Comparative Analysis of Preference in Contemporary and Earlier Texts Using Entropy Measures

Entropy (Basel). 2023 Mar 10;25(3):486. doi: 10.3390/e25030486.

Abstract

Research in computational textual aesthetics has shown that there are textual correlates of preference in prose texts. The present study investigates whether textual correlates of preference vary across different time periods (contemporary texts versus texts from the 19th and early 20th centuries). Preference is operationalized in different ways for the two periods, in terms of canonization for the earlier texts, and through sales figures for the contemporary texts.

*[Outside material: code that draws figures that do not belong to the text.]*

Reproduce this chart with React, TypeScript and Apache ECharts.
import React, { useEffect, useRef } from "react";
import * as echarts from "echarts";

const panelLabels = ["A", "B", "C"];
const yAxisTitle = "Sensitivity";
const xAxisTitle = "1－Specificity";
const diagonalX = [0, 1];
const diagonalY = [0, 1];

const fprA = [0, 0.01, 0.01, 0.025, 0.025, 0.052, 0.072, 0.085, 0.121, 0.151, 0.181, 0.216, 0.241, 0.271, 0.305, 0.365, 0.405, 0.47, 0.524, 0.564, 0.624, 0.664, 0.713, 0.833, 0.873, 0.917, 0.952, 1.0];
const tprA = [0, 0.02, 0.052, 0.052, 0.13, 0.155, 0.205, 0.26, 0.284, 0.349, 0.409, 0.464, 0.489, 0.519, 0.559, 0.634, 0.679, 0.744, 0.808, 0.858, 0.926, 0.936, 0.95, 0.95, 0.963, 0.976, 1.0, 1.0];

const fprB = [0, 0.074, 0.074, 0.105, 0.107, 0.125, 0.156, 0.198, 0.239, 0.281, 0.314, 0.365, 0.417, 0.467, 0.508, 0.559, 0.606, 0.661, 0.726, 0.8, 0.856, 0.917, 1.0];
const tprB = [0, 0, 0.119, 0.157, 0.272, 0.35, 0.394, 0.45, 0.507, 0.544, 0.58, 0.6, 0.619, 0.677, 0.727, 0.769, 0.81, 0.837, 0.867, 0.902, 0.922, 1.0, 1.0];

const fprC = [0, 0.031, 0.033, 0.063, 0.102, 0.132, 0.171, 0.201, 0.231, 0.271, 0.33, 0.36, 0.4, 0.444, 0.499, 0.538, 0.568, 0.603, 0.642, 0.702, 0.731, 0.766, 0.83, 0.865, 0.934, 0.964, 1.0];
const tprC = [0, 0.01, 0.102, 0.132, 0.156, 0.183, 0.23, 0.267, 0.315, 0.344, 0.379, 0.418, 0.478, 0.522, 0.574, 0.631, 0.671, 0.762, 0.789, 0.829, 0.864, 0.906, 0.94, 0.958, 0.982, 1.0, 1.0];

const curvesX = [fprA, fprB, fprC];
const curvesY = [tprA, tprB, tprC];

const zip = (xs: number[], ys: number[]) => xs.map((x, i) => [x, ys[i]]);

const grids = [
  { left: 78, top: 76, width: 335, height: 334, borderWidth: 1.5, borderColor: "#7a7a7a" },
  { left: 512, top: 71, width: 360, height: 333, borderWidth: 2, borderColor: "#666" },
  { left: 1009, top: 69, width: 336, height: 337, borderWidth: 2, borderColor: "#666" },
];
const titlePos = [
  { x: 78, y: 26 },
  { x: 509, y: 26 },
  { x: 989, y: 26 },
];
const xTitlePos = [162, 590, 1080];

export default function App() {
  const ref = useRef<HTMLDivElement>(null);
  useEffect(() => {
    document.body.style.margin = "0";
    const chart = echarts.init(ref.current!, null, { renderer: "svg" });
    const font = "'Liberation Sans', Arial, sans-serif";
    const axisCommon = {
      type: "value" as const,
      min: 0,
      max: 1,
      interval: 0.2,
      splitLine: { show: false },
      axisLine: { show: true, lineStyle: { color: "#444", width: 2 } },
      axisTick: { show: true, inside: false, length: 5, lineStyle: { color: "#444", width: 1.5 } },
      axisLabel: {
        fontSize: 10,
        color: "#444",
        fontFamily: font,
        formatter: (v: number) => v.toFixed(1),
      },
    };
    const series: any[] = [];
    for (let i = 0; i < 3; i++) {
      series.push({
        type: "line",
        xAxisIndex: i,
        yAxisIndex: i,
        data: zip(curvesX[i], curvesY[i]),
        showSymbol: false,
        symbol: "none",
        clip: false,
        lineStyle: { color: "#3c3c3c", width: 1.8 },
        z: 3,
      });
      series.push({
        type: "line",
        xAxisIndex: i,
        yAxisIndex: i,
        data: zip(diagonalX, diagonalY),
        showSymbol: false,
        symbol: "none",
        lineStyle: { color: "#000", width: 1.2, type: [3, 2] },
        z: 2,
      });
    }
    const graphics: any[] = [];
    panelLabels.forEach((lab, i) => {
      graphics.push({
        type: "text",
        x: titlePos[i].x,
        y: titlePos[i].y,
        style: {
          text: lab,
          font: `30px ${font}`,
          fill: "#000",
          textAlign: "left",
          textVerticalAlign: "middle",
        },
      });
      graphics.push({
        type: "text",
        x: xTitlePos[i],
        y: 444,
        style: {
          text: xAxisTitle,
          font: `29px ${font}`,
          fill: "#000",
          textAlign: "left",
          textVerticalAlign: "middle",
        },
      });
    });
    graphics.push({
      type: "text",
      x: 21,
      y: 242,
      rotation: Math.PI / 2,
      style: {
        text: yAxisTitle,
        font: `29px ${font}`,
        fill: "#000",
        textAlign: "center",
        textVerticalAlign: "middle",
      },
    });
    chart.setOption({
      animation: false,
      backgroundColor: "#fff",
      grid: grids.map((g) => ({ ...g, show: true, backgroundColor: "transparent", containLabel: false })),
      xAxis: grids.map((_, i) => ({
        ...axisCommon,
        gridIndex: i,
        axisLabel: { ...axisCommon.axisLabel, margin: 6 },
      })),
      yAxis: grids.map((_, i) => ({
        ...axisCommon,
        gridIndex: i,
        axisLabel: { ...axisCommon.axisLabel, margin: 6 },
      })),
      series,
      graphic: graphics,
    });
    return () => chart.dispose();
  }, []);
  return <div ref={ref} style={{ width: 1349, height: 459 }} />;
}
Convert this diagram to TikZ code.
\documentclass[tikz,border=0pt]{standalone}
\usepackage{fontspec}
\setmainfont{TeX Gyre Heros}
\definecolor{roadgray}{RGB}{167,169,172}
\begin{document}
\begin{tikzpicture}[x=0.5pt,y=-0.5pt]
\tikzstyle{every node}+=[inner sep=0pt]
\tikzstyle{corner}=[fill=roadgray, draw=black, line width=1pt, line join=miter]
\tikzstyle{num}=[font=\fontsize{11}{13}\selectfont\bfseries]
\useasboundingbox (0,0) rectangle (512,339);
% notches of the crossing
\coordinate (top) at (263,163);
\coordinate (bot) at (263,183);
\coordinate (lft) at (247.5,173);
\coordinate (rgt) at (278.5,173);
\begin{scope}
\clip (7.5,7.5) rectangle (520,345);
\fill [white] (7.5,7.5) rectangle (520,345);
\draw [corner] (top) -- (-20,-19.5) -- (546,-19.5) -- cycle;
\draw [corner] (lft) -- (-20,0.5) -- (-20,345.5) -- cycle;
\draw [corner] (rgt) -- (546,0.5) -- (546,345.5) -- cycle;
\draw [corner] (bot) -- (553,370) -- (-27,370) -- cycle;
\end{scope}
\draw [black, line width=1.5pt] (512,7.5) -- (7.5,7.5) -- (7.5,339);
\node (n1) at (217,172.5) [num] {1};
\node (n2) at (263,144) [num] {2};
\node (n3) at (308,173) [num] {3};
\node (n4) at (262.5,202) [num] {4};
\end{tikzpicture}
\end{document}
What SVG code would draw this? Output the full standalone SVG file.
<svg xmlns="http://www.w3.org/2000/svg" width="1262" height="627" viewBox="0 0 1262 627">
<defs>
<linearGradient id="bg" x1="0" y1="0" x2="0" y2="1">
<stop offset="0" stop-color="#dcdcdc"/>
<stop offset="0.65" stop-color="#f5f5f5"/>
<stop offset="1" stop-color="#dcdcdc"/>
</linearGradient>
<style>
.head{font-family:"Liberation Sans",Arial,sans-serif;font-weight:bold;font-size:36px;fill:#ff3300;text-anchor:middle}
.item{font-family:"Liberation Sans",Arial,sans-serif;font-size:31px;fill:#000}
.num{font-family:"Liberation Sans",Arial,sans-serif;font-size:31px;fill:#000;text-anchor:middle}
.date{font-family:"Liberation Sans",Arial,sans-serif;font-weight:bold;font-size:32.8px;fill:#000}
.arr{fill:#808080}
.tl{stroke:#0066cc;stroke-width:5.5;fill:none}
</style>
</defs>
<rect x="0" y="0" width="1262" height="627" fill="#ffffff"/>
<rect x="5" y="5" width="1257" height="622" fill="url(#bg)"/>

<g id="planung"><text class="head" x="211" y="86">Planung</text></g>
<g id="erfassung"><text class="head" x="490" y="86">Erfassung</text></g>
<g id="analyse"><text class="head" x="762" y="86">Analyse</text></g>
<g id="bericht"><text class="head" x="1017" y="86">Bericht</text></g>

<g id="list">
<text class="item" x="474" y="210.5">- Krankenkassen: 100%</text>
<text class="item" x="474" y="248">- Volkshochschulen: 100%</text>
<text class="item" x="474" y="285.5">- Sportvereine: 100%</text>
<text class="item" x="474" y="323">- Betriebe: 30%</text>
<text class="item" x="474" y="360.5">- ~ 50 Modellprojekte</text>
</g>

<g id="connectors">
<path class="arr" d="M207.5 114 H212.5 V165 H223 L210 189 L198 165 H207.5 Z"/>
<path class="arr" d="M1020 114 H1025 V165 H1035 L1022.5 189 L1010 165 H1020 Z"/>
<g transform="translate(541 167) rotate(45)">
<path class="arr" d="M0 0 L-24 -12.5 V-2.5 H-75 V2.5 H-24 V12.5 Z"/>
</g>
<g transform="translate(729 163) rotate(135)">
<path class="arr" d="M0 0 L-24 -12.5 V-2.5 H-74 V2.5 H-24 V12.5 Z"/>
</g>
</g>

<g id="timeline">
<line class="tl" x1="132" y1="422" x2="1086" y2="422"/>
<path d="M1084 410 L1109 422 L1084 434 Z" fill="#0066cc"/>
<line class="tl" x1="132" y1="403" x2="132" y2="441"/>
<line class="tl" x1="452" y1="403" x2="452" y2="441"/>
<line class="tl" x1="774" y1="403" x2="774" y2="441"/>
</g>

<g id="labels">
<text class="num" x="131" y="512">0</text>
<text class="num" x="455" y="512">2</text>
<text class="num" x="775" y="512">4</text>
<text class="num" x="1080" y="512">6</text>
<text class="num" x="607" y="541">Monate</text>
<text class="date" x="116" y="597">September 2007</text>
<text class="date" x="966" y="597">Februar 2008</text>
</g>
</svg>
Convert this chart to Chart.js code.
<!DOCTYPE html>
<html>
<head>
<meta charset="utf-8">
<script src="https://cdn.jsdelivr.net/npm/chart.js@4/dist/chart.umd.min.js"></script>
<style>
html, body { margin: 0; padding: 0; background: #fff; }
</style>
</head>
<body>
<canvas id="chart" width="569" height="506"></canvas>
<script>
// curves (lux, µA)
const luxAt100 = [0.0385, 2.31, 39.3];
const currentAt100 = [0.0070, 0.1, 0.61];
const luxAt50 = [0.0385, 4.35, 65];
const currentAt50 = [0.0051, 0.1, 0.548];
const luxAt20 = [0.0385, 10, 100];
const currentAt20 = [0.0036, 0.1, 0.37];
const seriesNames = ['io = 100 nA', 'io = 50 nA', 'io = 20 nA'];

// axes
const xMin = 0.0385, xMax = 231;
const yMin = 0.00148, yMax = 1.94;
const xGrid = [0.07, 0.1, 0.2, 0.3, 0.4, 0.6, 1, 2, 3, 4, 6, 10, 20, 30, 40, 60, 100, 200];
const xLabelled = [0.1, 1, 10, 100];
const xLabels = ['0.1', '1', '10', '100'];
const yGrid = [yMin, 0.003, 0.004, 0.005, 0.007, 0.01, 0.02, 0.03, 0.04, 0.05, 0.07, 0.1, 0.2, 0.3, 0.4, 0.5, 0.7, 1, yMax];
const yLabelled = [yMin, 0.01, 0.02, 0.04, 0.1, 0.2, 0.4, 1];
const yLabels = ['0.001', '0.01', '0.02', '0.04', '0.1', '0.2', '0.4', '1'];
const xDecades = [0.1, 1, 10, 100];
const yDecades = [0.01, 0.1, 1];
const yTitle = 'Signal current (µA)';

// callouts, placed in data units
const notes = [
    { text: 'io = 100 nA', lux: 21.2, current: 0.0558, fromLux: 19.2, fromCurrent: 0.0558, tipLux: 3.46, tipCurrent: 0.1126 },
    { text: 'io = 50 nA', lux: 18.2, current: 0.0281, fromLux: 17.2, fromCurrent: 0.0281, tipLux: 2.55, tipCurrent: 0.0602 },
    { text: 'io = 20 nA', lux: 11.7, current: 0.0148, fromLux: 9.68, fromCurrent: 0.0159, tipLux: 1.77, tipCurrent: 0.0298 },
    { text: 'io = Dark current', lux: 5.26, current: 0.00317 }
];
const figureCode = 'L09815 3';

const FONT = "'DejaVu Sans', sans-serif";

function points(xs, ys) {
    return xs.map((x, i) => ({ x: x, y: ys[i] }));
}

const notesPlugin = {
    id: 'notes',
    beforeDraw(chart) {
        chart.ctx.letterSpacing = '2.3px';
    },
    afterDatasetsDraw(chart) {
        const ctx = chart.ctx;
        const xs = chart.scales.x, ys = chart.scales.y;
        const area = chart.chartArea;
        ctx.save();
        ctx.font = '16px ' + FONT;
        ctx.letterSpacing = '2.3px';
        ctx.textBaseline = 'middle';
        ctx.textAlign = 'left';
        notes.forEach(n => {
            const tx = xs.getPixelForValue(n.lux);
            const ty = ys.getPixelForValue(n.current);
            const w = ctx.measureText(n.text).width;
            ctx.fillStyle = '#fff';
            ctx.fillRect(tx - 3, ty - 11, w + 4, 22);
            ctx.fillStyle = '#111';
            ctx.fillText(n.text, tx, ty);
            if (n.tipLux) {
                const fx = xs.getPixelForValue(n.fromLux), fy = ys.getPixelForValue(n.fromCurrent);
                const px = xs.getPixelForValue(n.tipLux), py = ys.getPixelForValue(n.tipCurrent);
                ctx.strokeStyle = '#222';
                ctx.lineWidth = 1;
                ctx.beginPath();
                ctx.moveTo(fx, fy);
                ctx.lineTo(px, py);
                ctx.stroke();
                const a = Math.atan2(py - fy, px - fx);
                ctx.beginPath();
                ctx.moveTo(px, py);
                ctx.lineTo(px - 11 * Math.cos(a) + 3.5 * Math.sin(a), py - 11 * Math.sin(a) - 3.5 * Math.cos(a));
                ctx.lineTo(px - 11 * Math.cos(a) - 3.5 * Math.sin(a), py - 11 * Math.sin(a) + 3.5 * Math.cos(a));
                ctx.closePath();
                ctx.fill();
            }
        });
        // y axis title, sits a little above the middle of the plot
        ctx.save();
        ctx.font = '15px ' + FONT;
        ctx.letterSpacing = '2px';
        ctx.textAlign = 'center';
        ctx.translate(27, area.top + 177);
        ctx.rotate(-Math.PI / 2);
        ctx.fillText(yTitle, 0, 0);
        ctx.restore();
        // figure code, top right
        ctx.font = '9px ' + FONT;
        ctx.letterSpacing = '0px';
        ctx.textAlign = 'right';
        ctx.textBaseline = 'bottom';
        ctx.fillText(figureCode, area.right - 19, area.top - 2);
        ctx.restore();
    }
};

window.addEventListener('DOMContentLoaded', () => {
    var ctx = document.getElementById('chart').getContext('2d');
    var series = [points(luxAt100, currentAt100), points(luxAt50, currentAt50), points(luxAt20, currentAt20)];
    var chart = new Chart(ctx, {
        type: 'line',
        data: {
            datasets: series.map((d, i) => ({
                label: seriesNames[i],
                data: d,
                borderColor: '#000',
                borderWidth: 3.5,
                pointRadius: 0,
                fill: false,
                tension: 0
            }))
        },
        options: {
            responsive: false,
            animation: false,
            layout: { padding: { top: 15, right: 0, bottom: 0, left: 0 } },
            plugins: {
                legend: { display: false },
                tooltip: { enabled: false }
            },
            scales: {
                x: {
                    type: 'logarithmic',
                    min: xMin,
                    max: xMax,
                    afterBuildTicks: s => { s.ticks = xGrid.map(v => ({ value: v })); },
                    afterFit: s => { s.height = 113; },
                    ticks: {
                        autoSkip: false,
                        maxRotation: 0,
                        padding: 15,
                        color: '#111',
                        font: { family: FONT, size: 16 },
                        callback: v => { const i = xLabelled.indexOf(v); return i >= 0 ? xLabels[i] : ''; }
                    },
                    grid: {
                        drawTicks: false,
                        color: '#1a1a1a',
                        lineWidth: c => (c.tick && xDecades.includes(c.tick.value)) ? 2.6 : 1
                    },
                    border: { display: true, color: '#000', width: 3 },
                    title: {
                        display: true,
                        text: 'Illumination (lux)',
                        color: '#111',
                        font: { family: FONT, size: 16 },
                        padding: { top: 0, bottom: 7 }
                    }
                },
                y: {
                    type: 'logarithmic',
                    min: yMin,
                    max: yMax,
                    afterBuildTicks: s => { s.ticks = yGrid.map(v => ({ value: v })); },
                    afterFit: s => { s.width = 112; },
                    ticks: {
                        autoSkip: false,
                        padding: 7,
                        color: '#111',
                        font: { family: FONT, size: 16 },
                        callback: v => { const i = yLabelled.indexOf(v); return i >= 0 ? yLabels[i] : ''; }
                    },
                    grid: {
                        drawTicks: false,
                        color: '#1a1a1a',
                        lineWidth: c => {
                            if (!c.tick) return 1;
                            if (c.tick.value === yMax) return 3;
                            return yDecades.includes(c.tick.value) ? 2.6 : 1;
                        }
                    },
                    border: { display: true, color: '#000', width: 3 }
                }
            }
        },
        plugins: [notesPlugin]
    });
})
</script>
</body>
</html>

As potential textual correlates of preference, we measure degrees of (un)predictability in the distributions of two types of low-level observables, parts of speech and sentence length. Specifically, we calculate two entropy measures, Shannon Entropy as a global measure of unpredictability, and Approximate Entropy as a local measure of surprise (unpredictability in a specific context). Preferred texts from both periods (contemporary bestsellers and canonical earlier texts) are characterized by higher degrees of unpredictability. However, unlike canonicity in the earlier texts, sales figures in contemporary texts are reflected in global (text-level) distributions only (as measured with Shannon Entropy), while surprise in local distributions (as measured with Approximate Entropy) does not have an additional discriminating effect. Our findings thus suggest that there are both time-invariant correlates of preference, and period-specific correlates.

Keywords: Approximate Entropy; POS tags; Shannon Entropy; bestseller books; canonical texts; contemporary texts; fictional texts; non-canonical texts; non-fictional texts; text classification.